The Supabase content store records all three URLs via a published_urls table — one post, multiple platform entries. The site reads from Supabase to populate its notes page dynamically.

The State Machine

trending.json → digest.md → stage → archive → deliver
                    │
                    ├── run.json      (date_consistent, warnings)
                    └── publish.json  (status: draft → delivered → published)

The staging script is the gatekeeper. It checks date consistency, copies artifacts into the canonical state directory, records metadata in run.json, and — if --auto-archive is set — archives the digest to docs/ with an updated index.json.

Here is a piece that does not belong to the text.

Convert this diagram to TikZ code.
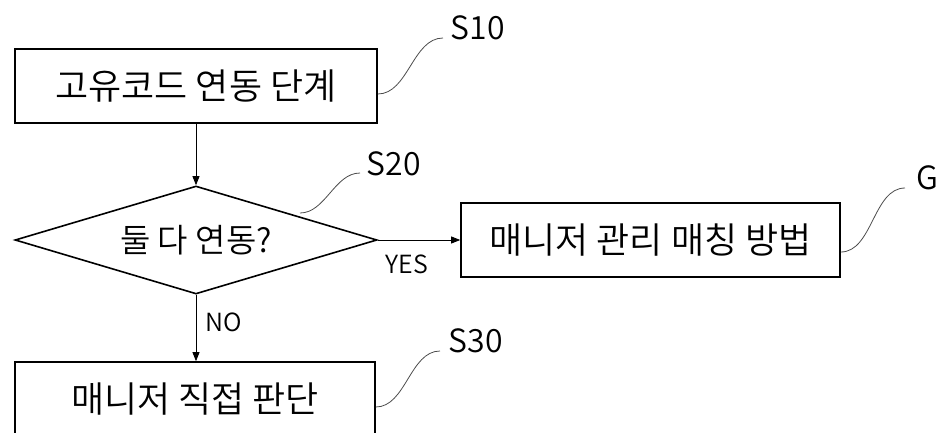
\documentclass[tikz,border=0pt]{standalone}
\usepackage{fontspec}
\setmainfont{Noto Sans CJK KR}[UprightFont={* DemiLight}]
\usetikzlibrary{shapes.geometric,arrows.meta}
\begin{document}
\begin{tikzpicture}[x=1pt,y=-1pt,
  box/.style={draw,line width=1.6pt,rectangle,minimum height=74pt,inner sep=0pt,font=\fontsize{36}{40}\selectfont},
  decision/.style={draw,line width=1.6pt,diamond,aspect=3.35,minimum width=362pt,minimum height=108pt,inner sep=0pt,font=\fontsize{33}{38}\selectfont},
  arr/.style={-{Triangle[length=9pt,width=7pt]},line width=0.8pt},
  lead/.style={draw=black!70,line width=0.8pt},
  tag/.style={inner sep=0pt,font=\fontsize{32}{34}\selectfont},
  lbl/.style={inner sep=0pt,font=\fontsize{25}{28}\selectfont}]
\useasboundingbox (0,0) rectangle (938,432);
\clip (0,0) rectangle (938,432);

\node[box,minimum width=362pt] (s10) at (196,86) {고유코드 연동 단계};
\node[decision] (d) at (196,240) {둘 다 연동?};
\node[box,minimum width=379pt] (g) at (650.5,240) {매니저 관리 매칭 방법};
\node[box,minimum width=360pt] (s30) at (195,399) {매니저 직접 판단};

\draw[arr] (s10.south) -- (s10.south |- d.north);
\draw[arr] (d.east) -- (g.west);
\draw[arr] (d.south) -- (d.south |- s30.north);

\node[lbl] (yes) at (407,264) {YES};
\node[lbl] (no) at (224,322) {NO};

\node[tag] (t10) at (478,28) {S10};
\node[tag] (t20) at (394,164) {S20};
\node[tag] (t30) at (476,341) {S30};
\node[tag] (tg) at (927,178) {G};

\coordinate (e10) at (443,38);
\coordinate (e20) at (360,173);
\coordinate (e30) at (440,351);
\coordinate (eg) at (905,188);
\coordinate (b20) at (300,213);

\draw[lead] ([yshift=-8pt]s10.east) to[out=0,in=180,looseness=0.9] (e10);
\draw[lead] (b20) to[out=0,in=180,looseness=0.9] (e20);
\draw[lead] ([yshift=-8pt]s30.east) to[out=0,in=180,looseness=0.9] (e30);
\draw[lead] ([yshift=-12pt]g.east) to[out=0,in=180,looseness=0.9] (eg);
\end{tikzpicture}
\end{document}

If anything fails, the pipeline stops. No partial publishes. No stale state.

What We Learned

Python namespace packages are silent killers. A supabase/ directory with no __init__.py will shadow your pip install with zero error messages. Always check import supabase; print(supabase.__path__) when imports break mysteriously.
Prompt enforcement is not enough. We told the agent "use ONLY the fetcher's date" and it still inferred from the system clock. Hard exits are the only reliable enforcement.
Canonical URLs must be set at publish time, not after. If Substack publishes without a canonical URL, you can't retroactively add one without deleting and republishing.
The personal site must be first. If you publish to Substack first, its URL becomes the de facto canonical — and you lose SEO ownership to your own platform.
Content stores are boring infrastructure that saves you hours. The Supabase upsert_by_slug + add_platform_url pattern means re-runs don't create duplicates, and the site always knows where every post lives.

The Result

Three times a week, an AI agent scrapes GitHub Trending, writes a 10-repo digest, and publishes it to four platforms in under 2 minutes. The personal site owns the canonical URL. The content store tracks everything. And if the dates don't match, the pipeline refuses to proceed.

No manual copy-paste. No stale Supabase records. No wrong canonical URLs.

Just an agent, a fetcher, and a very opinionated staging script.

The publishing pipeline is open source in github-digest. The content store lives in markdown-content-store. Both repos use Hermes Agent for orchestration.